_GIVEN DATA_.
───
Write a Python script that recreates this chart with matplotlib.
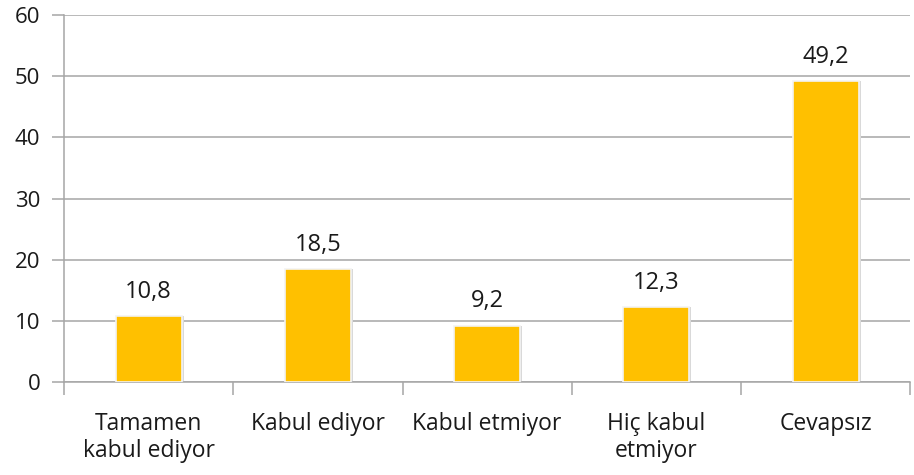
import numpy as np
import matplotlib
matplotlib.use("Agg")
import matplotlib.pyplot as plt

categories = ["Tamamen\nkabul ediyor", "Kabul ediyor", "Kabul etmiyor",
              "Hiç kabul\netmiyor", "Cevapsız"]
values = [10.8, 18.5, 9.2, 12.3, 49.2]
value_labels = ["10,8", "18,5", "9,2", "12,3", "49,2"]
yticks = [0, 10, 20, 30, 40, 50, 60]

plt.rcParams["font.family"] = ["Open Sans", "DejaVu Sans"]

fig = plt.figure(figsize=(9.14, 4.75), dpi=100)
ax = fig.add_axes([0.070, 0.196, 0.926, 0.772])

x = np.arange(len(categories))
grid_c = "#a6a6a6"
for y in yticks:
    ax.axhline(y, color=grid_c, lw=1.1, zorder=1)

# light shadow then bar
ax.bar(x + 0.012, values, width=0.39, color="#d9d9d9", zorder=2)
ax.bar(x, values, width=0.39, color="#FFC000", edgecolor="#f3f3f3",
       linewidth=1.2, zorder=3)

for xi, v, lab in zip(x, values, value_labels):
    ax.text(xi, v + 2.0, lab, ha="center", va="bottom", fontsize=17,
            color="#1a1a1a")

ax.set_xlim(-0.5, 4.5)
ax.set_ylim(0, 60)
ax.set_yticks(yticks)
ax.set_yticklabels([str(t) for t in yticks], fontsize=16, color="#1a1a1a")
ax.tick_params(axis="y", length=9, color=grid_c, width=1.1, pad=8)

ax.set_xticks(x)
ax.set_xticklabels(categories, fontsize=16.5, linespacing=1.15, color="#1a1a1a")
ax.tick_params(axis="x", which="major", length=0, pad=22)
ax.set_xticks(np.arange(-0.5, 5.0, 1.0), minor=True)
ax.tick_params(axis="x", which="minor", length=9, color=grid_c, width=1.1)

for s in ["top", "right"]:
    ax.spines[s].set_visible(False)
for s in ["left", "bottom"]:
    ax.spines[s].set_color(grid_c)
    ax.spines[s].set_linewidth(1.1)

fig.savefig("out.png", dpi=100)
───
From the material above, copy everything exactly but the pictures.

_SOLUTION FOR THIS TASK_.
Write a Python script that recreates this chart with matplotlib.
import numpy as np
import matplotlib
matplotlib.use("Agg")
import matplotlib.pyplot as plt

categories = ["Tamamen\nkabul ediyor", "Kabul ediyor", "Kabul etmiyor",
              "Hiç kabul\netmiyor", "Cevapsız"]
values = [10.8, 18.5, 9.2, 12.3, 49.2]
value_labels = ["10,8", "18,5", "9,2", "12,3", "49,2"]
yticks = [0, 10, 20, 30, 40, 50, 60]

plt.rcParams["font.family"] = ["Open Sans", "DejaVu Sans"]

fig = plt.figure(figsize=(9.14, 4.75), dpi=100)
ax = fig.add_axes([0.070, 0.196, 0.926, 0.772])

x = np.arange(len(categories))
grid_c = "#a6a6a6"
for y in yticks:
    ax.axhline(y, color=grid_c, lw=1.1, zorder=1)

# light shadow then bar
ax.bar(x + 0.012, values, width=0.39, color="#d9d9d9", zorder=2)
ax.bar(x, values, width=0.39, color="#FFC000", edgecolor="#f3f3f3",
       linewidth=1.2, zorder=3)

for xi, v, lab in zip(x, values, value_labels):
    ax.text(xi, v + 2.0, lab, ha="center", va="bottom", fontsize=17,
            color="#1a1a1a")

ax.set_xlim(-0.5, 4.5)
ax.set_ylim(0, 60)
ax.set_yticks(yticks)
ax.set_yticklabels([str(t) for t in yticks], fontsize=16, color="#1a1a1a")
ax.tick_params(axis="y", length=9, color=grid_c, width=1.1, pad=8)

ax.set_xticks(x)
ax.set_xticklabels(categories, fontsize=16.5, linespacing=1.15, color="#1a1a1a")
ax.tick_params(axis="x", which="major", length=0, pad=22)
ax.set_xticks(np.arange(-0.5, 5.0, 1.0), minor=True)
ax.tick_params(axis="x", which="minor", length=9, color=grid_c, width=1.1)

for s in ["top", "right"]:
    ax.spines[s].set_visible(False)
for s in ["left", "bottom"]:
    ax.spines[s].set_color(grid_c)
    ax.spines[s].set_linewidth(1.1)

fig.savefig("out.png", dpi=100)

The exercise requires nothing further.